DIRECTIONS: Exactly as written, retype the listing below, omitting the pictures.
** Start of AVAILABLE DATA **
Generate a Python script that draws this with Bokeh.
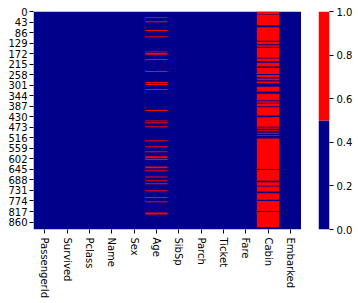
from bokeh.plotting import figure
from bokeh.layouts import row
from bokeh.models import (Range1d, FixedTicker, LinearColorMapper,
                          PrintfTickFormatter, ColumnDataSource, LinearAxis)
from bokeh.embed import file_html
from bokeh.resources import INLINE

# ---- data -------------------------------------------------------------
columns = ["PassengerId", "Survived", "Pclass", "Name", "Sex", "Age",
           "SibSp", "Parch", "Ticket", "Fare", "Cabin", "Embarked"]
n_rows = 891
row_tick_labels = [0, 43, 86, 129, 172, 215, 258, 301, 344, 387, 430, 473,
                   516, 559, 602, 645, 688, 731, 774, 817, 860]
colorbar_ticks = [0.0, 0.2, 0.4, 0.6, 0.8, 1.0]

# rows (start, end) where Age is missing (as visible in the picture)
age_missing = [(23, 27), (40, 44), (76, 80), (101, 105), (163, 167), (170, 177),
               (194, 198), (243, 247), (288, 292), (296, 300), (317, 321),
               (403, 407), (445, 449), (453, 457), (469, 473), (526, 530),
               (551, 555), (571, 575), (592, 600), (603, 607), (634, 641),
               (649, 653), (674, 678), (690, 694), (702, 706), (731, 735),
               (758, 762), (776, 780), (822, 830)]
# rows (start, end) where Cabin is present (everything else missing)
cabin_present = [(10, 12), (56, 64), (120, 124), (134, 138), (144, 148),
                 (189, 192), (203, 209), (225, 230), (255, 260), (269, 274),
                 (281, 286), (293, 308), (327, 336), (363, 367), (373, 376),
                 (387, 391), (425, 432), (471, 474), (479, 485), (489, 496),
                 (500, 505), (508, 519), (644, 648), (692, 698), (712, 715),
                 (736, 743), (769, 775), (815, 819), (882, 891)]


def complement(intervals, n):
    out, start = [], 0
    for a, b in intervals:
        if a > start:
            out.append((start, a))
        start = b
    if start < n:
        out.append((start, n))
    return out


missing = {"Age": age_missing, "Cabin": complement(cabin_present, n_rows)}

# ---- style ------------------------------------------------------------
NAVY = "#00008B"
RED = "#FF0000"
FONT = "DejaVu Sans"
mapper = LinearColorMapper(palette=[NAVY, RED], low=0, high=1)


def style_axis(ax, standoff=3):
    ax.axis_line_color = None
    ax.minor_tick_line_color = None
    ax.major_tick_in = 0
    ax.major_tick_out = 4
    ax.major_tick_line_color = "black"
    ax.major_label_standoff = standoff
    ax.major_label_text_font = FONT
    ax.major_label_text_font_size = "10px"
    ax.major_label_text_color = "black"


# ---- heatmap figure ---------------------------------------------------
p = figure(frame_width=268, frame_height=218, output_backend="svg",
           toolbar_location=None,
           x_range=Range1d(0, len(columns)), y_range=Range1d(n_rows, 0),
           min_border_left=33, min_border_top=11, min_border_right=0,
           min_border_bottom=0)
p.outline_line_color = None
p.grid.visible = False

base = ColumnDataSource(dict(left=[0], right=[len(columns)], top=[0],
                             bottom=[n_rows], v=[0]))
p.quad(left="left", right="right", top="top", bottom="bottom", source=base,
       fill_color={"field": "v", "transform": mapper}, line_color=None)

L, R, T, B, V = [], [], [], [], []
for ci, col in enumerate(columns):
    for a, b in missing.get(col, []):
        L.append(ci); R.append(ci + 1); T.append(a); B.append(b); V.append(1)
miss_src = ColumnDataSource(dict(left=L, right=R, top=T, bottom=B, v=V))
p.quad(left="left", right="right", top="top", bottom="bottom", source=miss_src,
       fill_color={"field": "v", "transform": mapper}, line_color=None)

p.xaxis.ticker = FixedTicker(ticks=[i + 0.5 for i in range(len(columns))])
p.xaxis.major_label_overrides = {i + 0.5: c for i, c in enumerate(columns)}
p.xaxis.major_label_orientation = "vertical"
p.yaxis.ticker = FixedTicker(ticks=[r + 0.5 for r in row_tick_labels])
p.yaxis.major_label_overrides = {r + 0.5: str(r) for r in row_tick_labels}
style_axis(p.xaxis, 4)
style_axis(p.yaxis, 2)

# ---- colour bar figure --------------------------------------------------
cbf = figure(frame_width=11, frame_height=218, output_backend="svg",
             toolbar_location=None, x_range=Range1d(0, 1),
             y_range=Range1d(mapper.low, mapper.high),
             min_border_left=17, min_border_top=11, min_border_right=0,
             min_border_bottom=12, x_axis_location=None, y_axis_location=None)
cbf.outline_line_color = None
cbf.grid.visible = False
n_col = len(mapper.palette)
step = (mapper.high - mapper.low) / n_col
cb_src = ColumnDataSource(dict(
    bottom=[mapper.low + i * step for i in range(n_col)],
    top=[mapper.low + (i + 1) * step for i in range(n_col)],
    v=[mapper.low + (i + 0.5) * step for i in range(n_col)]))
cbf.quad(left=0, right=1, bottom="bottom", top="top", source=cb_src,
         fill_color={"field": "v", "transform": mapper}, line_color=None)
cax = LinearAxis(ticker=FixedTicker(ticks=colorbar_ticks),
                 formatter=PrintfTickFormatter(format="%.1f"))
style_axis(cax, 3)
cbf.add_layout(cax, "right")

layout = row(p, cbf)
open("out.html", "w").write(file_html(layout, INLINE))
** End of AVAILABLE DATA **
THE ANSWER:
Generate a Python script that draws this with Bokeh.
from bokeh.plotting import figure
from bokeh.layouts import row
from bokeh.models import (Range1d, FixedTicker, LinearColorMapper,
                          PrintfTickFormatter, ColumnDataSource, LinearAxis)
from bokeh.embed import file_html
from bokeh.resources import INLINE

# ---- data -------------------------------------------------------------
columns = ["PassengerId", "Survived", "Pclass", "Name", "Sex", "Age",
           "SibSp", "Parch", "Ticket", "Fare", "Cabin", "Embarked"]
n_rows = 891
row_tick_labels = [0, 43, 86, 129, 172, 215, 258, 301, 344, 387, 430, 473,
                   516, 559, 602, 645, 688, 731, 774, 817, 860]
colorbar_ticks = [0.0, 0.2, 0.4, 0.6, 0.8, 1.0]

# rows (start, end) where Age is missing (as visible in the picture)
age_missing = [(23, 27), (40, 44), (76, 80), (101, 105), (163, 167), (170, 177),
               (194, 198), (243, 247), (288, 292), (296, 300), (317, 321),
               (403, 407), (445, 449), (453, 457), (469, 473), (526, 530),
               (551, 555), (571, 575), (592, 600), (603, 607), (634, 641),
               (649, 653), (674, 678), (690, 694), (702, 706), (731, 735),
               (758, 762), (776, 780), (822, 830)]
# rows (start, end) where Cabin is present (everything else missing)
cabin_present = [(10, 12), (56, 64), (120, 124), (134, 138), (144, 148),
                 (189, 192), (203, 209), (225, 230), (255, 260), (269, 274),
                 (281, 286), (293, 308), (327, 336), (363, 367), (373, 376),
                 (387, 391), (425, 432), (471, 474), (479, 485), (489, 496),
                 (500, 505), (508, 519), (644, 648), (692, 698), (712, 715),
                 (736, 743), (769, 775), (815, 819), (882, 891)]


def complement(intervals, n):
    out, start = [], 0
    for a, b in intervals:
        if a > start:
            out.append((start, a))
        start = b
    if start < n:
        out.append((start, n))
    return out


missing = {"Age": age_missing, "Cabin": complement(cabin_present, n_rows)}

# ---- style ------------------------------------------------------------
NAVY = "#00008B"
RED = "#FF0000"
FONT = "DejaVu Sans"
mapper = LinearColorMapper(palette=[NAVY, RED], low=0, high=1)


def style_axis(ax, standoff=3):
    ax.axis_line_color = None
    ax.minor_tick_line_color = None
    ax.major_tick_in = 0
    ax.major_tick_out = 4
    ax.major_tick_line_color = "black"
    ax.major_label_standoff = standoff
    ax.major_label_text_font = FONT
    ax.major_label_text_font_size = "10px"
    ax.major_label_text_color = "black"


# ---- heatmap figure ---------------------------------------------------
p = figure(frame_width=268, frame_height=218, output_backend="svg",
           toolbar_location=None,
           x_range=Range1d(0, len(columns)), y_range=Range1d(n_rows, 0),
           min_border_left=33, min_border_top=11, min_border_right=0,
           min_border_bottom=0)
p.outline_line_color = None
p.grid.visible = False

base = ColumnDataSource(dict(left=[0], right=[len(columns)], top=[0],
                             bottom=[n_rows], v=[0]))
p.quad(left="left", right="right", top="top", bottom="bottom", source=base,
       fill_color={"field": "v", "transform": mapper}, line_color=None)

L, R, T, B, V = [], [], [], [], []
for ci, col in enumerate(columns):
    for a, b in missing.get(col, []):
        L.append(ci); R.append(ci + 1); T.append(a); B.append(b); V.append(1)
miss_src = ColumnDataSource(dict(left=L, right=R, top=T, bottom=B, v=V))
p.quad(left="left", right="right", top="top", bottom="bottom", source=miss_src,
       fill_color={"field": "v", "transform": mapper}, line_color=None)

p.xaxis.ticker = FixedTicker(ticks=[i + 0.5 for i in range(len(columns))])
p.xaxis.major_label_overrides = {i + 0.5: c for i, c in enumerate(columns)}
p.xaxis.major_label_orientation = "vertical"
p.yaxis.ticker = FixedTicker(ticks=[r + 0.5 for r in row_tick_labels])
p.yaxis.major_label_overrides = {r + 0.5: str(r) for r in row_tick_labels}
style_axis(p.xaxis, 4)
style_axis(p.yaxis, 2)

# ---- colour bar figure --------------------------------------------------
cbf = figure(frame_width=11, frame_height=218, output_backend="svg",
             toolbar_location=None, x_range=Range1d(0, 1),
             y_range=Range1d(mapper.low, mapper.high),
             min_border_left=17, min_border_top=11, min_border_right=0,
             min_border_bottom=12, x_axis_location=None, y_axis_location=None)
cbf.outline_line_color = None
cbf.grid.visible = False
n_col = len(mapper.palette)
step = (mapper.high - mapper.low) / n_col
cb_src = ColumnDataSource(dict(
    bottom=[mapper.low + i * step for i in range(n_col)],
    top=[mapper.low + (i + 1) * step for i in range(n_col)],
    v=[mapper.low + (i + 0.5) * step for i in range(n_col)]))
cbf.quad(left=0, right=1, bottom="bottom", top="top", source=cb_src,
         fill_color={"field": "v", "transform": mapper}, line_color=None)
cax = LinearAxis(ticker=FixedTicker(ticks=colorbar_ticks),
                 formatter=PrintfTickFormatter(format="%.1f"))
style_axis(cax, 3)
cbf.add_layout(cax, "right")

layout = row(p, cbf)
open("out.html", "w").write(file_html(layout, INLINE))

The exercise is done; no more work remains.